In an interview with Toni Sacconaghi, an analyst with Bernstein Research, where he was joined by Apple CFO Peter Oppenheimer and VP of Internet Services Eddy Cue, Cook said Apple doesn't want its products to be “just for the rich,” and is “not ceding any market.”

Sacconaghi says Cook “appeared to reaffirm the notion that Apple is likely to develop lower priced offerings” to expand the market for the iPhone. Cook also pointed out that Apple was spending “huge energy” in China, which was he said, “a classic prepaid market”

Sacconaghi’s report was publicised on the Forbes web site by Eric Savitz. Other key points from the report include Cook referring to the iPhone as “the mother of all halos,” noting that the iPhone has expanded Apple’s sales of other products, particularly in emerging markets.

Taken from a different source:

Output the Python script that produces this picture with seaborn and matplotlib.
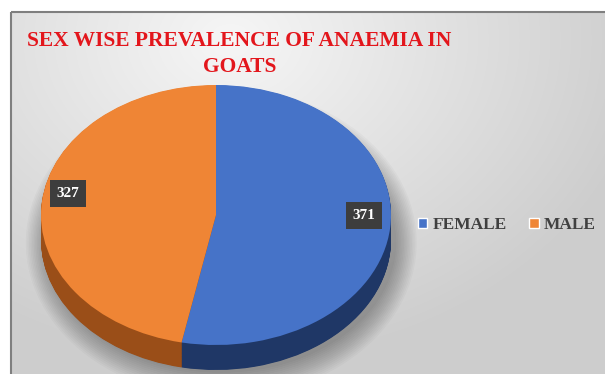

Cook also indicated that the tablet market would be much bigger than the PC market. Sacconaghi concludes in the report that if so, it could eventually be a $60 billion to $100 billion business for Apple alone. The COO also said he expected intense competition in tablets, more so than in smartphones, with all PC and smartphone vendors likely to participate, but he added that Apple has a strong head start, and that it has interesting new things in the pipeline. 

In Sacconaghi’s interview Oppenheimer noted that Apple has only 175 mobile carriers today, versus 550 for Research In Motion. making carrier expansion a priority for Apple. Oppenheimer conceded that Apple’s capital structure was not efficient and also indicated that Apple would likely continue to use its balance sheet to do partnerships to secure supplies of key components.

A final point from Cook reveals Apple’s dedication to its money-spinning smartphone, if such a revelation was needed. The COO told Sacconaghi that he felt that iPhone was just below food and water on Maslow’s hierarchy of needs, and that ultimately all phones would be smartphones.